[Start]
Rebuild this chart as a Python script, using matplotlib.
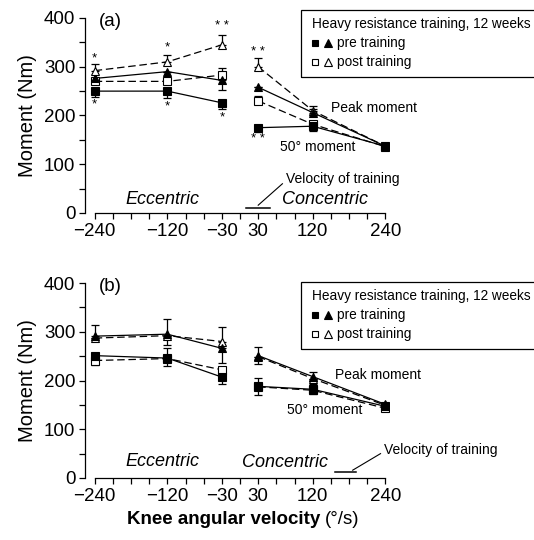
import matplotlib
matplotlib.use("Agg")
import matplotlib.pyplot as plt
from matplotlib.lines import Line2D
from matplotlib.patches import Rectangle

plt.rcParams['font.family'] = ['Liberation Sans', 'DejaVu Sans']

# velocities (deg/s)
ecc_x = [-240, -120, -30]
con_x = [30, 120, 240]
major_ticks = [-240, -120, -30, 30, 120, 240]
minor_ticks = list(range(-240, 241, 30))

# panel (a): peak moment (triangles) and 50 deg moment (squares)
a_pre_peak_ecc = [276, 290, 272]
a_post_peak_ecc = [292, 310, 345]
a_pre_50_ecc = [250, 250, 226]
a_post_50_ecc = [270, 270, 283]
a_pre_peak_con = [258, 206, 137]
a_post_peak_con = [300, 210, 137]
a_pre_50_con = [175, 178, 137]
a_post_50_con = [230, 182, 136]

# error bars (lower, upper)
a_pre_peak_ecc_err = ([0, 0, 20], [0, 0, 0])
a_post_peak_ecc_err = ([0, 0, 0], [13, 15, 20])
a_pre_50_ecc_err = ([12, 15, 12], [0, 0, 0])
a_post_50_ecc_err = ([0, 0, 0], [0, 0, 14])
a_pre_peak_con_err = ([0, 0, 0], [0, 8, 0])
a_post_peak_con_err = ([0, 0, 0], [18, 10, 0])
a_pre_50_con_err = ([8, 10, 0], [0, 0, 0])
a_post_50_con_err = ([0, 0, 0], [10, 0, 0])

# panel (b)
b_pre_peak_ecc = [291, 295, 266]
b_post_peak_ecc = [287, 292, 280]
b_pre_50_ecc = [251, 246, 207]
b_post_50_ecc = [241, 245, 222]
b_pre_peak_con = [251, 208, 151]
b_post_peak_con = [249, 204, 149]
b_pre_50_con = [188, 182, 147]
b_post_50_con = [187, 180, 143]

b_pre_peak_ecc_err = ([0, 22, 30], [23, 31, 0])
b_post_peak_ecc_err = ([0, 0, 0], [0, 0, 30])
b_pre_50_ecc_err = ([0, 16, 14], [0, 20, 0])
b_post_50_ecc_err = ([10, 0, 0], [0, 0, 0])
b_pre_peak_con_err = ([17, 10, 0], [17, 10, 0])
b_post_peak_con_err = ([0, 0, 0], [0, 0, 0])
b_pre_50_con_err = ([18, 10, 0], [18, 10, 0])
b_post_50_con_err = ([0, 0, 0], [0, 0, 0])

# asterisks for panel (a): (x, y, text)
a_stars_x = [-240, -240, -120, -120, -30, -30, 30, 30]
a_stars_y = [318, 222, 339, 219, 383, 197, 331, 152]
a_stars_t = ['*', '*', '*', '*', '* *', '*', '* *', '* *']

W, H = 534, 540
fig = plt.figure(figsize=(W / 100, H / 100), dpi=100)

def fx(px):
    return px / W

def fy(py):
    return 1 - py / H

ax_a = fig.add_axes([fx(85), fy(213), fx(389) - fx(85), 195 / H])
ax_b = fig.add_axes([fx(85), fy(478), fx(389) - fx(85), 195 / H])

def series(ax, x, y, err, marker, filled, dashed):
    ax.errorbar(x, y, yerr=[err[0], err[1]], fmt='none', ecolor='black',
                elinewidth=0.9, capsize=3, capthick=0.9, zorder=2)
    ls = (0, (6, 3)) if dashed else '-'
    ax.plot(x, y, color='black', lw=0.9, ls=ls, zorder=3)
    ax.plot(x, y, ls='none', marker=marker, ms=6 if marker == '^' else 5.5,
            mfc='black' if filled else 'white', mec='black', mew=0.8, zorder=4)

def style(ax):
    ax.set_xlim(-256, 246)
    ax.set_ylim(0, 400)
    ax.spines['top'].set_visible(False)
    ax.spines['right'].set_visible(False)
    ax.spines['bottom'].set_bounds(-240, 240)
    ax.spines['left'].set_bounds(0, 400)
    for s in ('left', 'bottom'):
        ax.spines[s].set_linewidth(0.9)
    ax.set_xticks(major_ticks)
    ax.set_xticklabels(['\u2212240', '\u2212120', '\u221230', '30', '120', '240'])
    ax.set_xticks(minor_ticks, minor=True)
    ax.set_yticks([0, 100, 200, 300, 400])
    ax.set_yticks([50, 150, 250, 350], minor=True)
    ax.tick_params(which='both', direction='out', length=4, width=0.9, labelsize=13.5, pad=3)
    ax.set_ylabel('Moment (Nm)', fontsize=14.5, labelpad=5)
    ax.patch.set_alpha(0)

# panel (a)
series(ax_a, ecc_x, a_pre_50_ecc, a_pre_50_ecc_err, 's', True, False)
series(ax_a, ecc_x, a_post_50_ecc, a_post_50_ecc_err, 's', False, True)
series(ax_a, ecc_x, a_pre_peak_ecc, a_pre_peak_ecc_err, '^', True, False)
series(ax_a, ecc_x, a_post_peak_ecc, a_post_peak_ecc_err, '^', False, True)
series(ax_a, con_x, a_post_50_con, a_post_50_con_err, 's', False, True)
series(ax_a, con_x, a_post_peak_con, a_post_peak_con_err, '^', False, True)
series(ax_a, con_x, a_pre_50_con, a_pre_50_con_err, 's', True, False)
series(ax_a, con_x, a_pre_peak_con, a_pre_peak_con_err, '^', True, False)
for x, y, t in zip(a_stars_x, a_stars_y, a_stars_t):
    ax_a.text(x, y, t, ha='center', va='center', fontsize=9.5)
style(ax_a)
ax_a.text(-214, 392, '(a)', ha='center', va='center', fontsize=13.5)
ax_a.text(-128, 27, 'Eccentric', ha='center', va='center', fontsize=13, style='italic')
ax_a.text(140, 27, 'Concentric', ha='center', va='center', fontsize=13, style='italic')
ax_a.text(150, 215, 'Peak moment', ha='left', va='center', fontsize=10)
ax_a.text(66, 136, '50\u00b0 moment', ha='left', va='center', fontsize=10)
ax_a.text(76, 70, 'Velocity of training', ha='left', va='center', fontsize=10)
ax_a.plot([10, 50], [10, 10], color='black', lw=1.1, clip_on=False)
ax_a.plot([30, 70], [16, 60], color='black', lw=0.8, clip_on=False)

# panel (b)
series(ax_b, ecc_x, b_post_50_ecc, b_post_50_ecc_err, 's', False, True)
series(ax_b, ecc_x, b_pre_50_ecc, b_pre_50_ecc_err, 's', True, False)
series(ax_b, ecc_x, b_post_peak_ecc, b_post_peak_ecc_err, '^', False, True)
series(ax_b, ecc_x, b_pre_peak_ecc, b_pre_peak_ecc_err, '^', True, False)
series(ax_b, con_x, b_post_50_con, b_post_50_con_err, 's', False, True)
series(ax_b, con_x, b_post_peak_con, b_post_peak_con_err, '^', False, True)
series(ax_b, con_x, b_pre_50_con, b_pre_50_con_err, 's', True, False)
series(ax_b, con_x, b_pre_peak_con, b_pre_peak_con_err, '^', True, False)
style(ax_b)
ax_b.text(-214, 392, '(b)', ha='center', va='center', fontsize=13.5)
ax_b.text(-128, 33, 'Eccentric', ha='center', va='center', fontsize=13, style='italic')
ax_b.text(75, 31, 'Concentric', ha='center', va='center', fontsize=13, style='italic')
ax_b.text(157, 212, 'Peak moment', ha='left', va='center', fontsize=10)
ax_b.text(78, 139, '50\u00b0 moment', ha='left', va='center', fontsize=10)
ax_b.text(238, 57, 'Velocity of training', ha='left', va='center', fontsize=10)
ax_b.plot([157, 191], [12, 12], color='black', lw=1.1, clip_on=False)
ax_b.plot([186, 232], [16, 50], color='black', lw=0.8, clip_on=False)

# legend boxes drawn in figure pixels
def legend_box(top, bottom, rows):
    fig.add_artist(Rectangle((fx(301), fy(bottom)), 1.0, fy(top) - fy(bottom),
                             transform=fig.transFigure, fill=False, lw=0.9,
                             ec='black', clip_on=False))
    fig.text(fx(312), fy(rows[0]), 'Heavy resistance training, 12 weeks',
             ha='left', va='center', fontsize=9.8)
    for (row, filled, label) in [(rows[1], True, 'pre training'), (rows[2], False, 'post training')]:
        fc = 'black' if filled else 'white'
        fig.add_artist(Line2D([fx(315)], [fy(row)], marker='s', ms=5, mfc=fc, mec='black',
                              mew=0.8, transform=fig.transFigure))
        fig.add_artist(Line2D([fx(328)], [fy(row)], marker='^', ms=5.5, mfc=fc, mec='black',
                              mew=0.8, transform=fig.transFigure))
        fig.text(fx(337), fy(row), label, ha='left', va='center', fontsize=9.8)

legend_box(10, 77, [24, 43, 62])
legend_box(282, 349, [296, 315, 334])

fig.text(fx(320), fy(520), 'Knee angular velocity', ha='right', va='center',
         fontsize=13.5, fontweight='bold')
fig.text(fx(325), fy(520), '(\u00b0/s)', ha='left', va='center', fontsize=13.5)

fig.savefig('out.png', dpi=100)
[End]
Leave out the pictures, then repeat the listing above exactly from its first line to the line with "plt.rcParams['font.family'] = ['Liberation", inclusive.

_Full response_
Rebuild this chart as a Python script, using matplotlib.
import matplotlib
matplotlib.use("Agg")
import matplotlib.pyplot as plt
from matplotlib.lines import Line2D
from matplotlib.patches import Rectangle

plt.rcParams['font.family'] = ['Liberation Sans', 'DejaVu Sans']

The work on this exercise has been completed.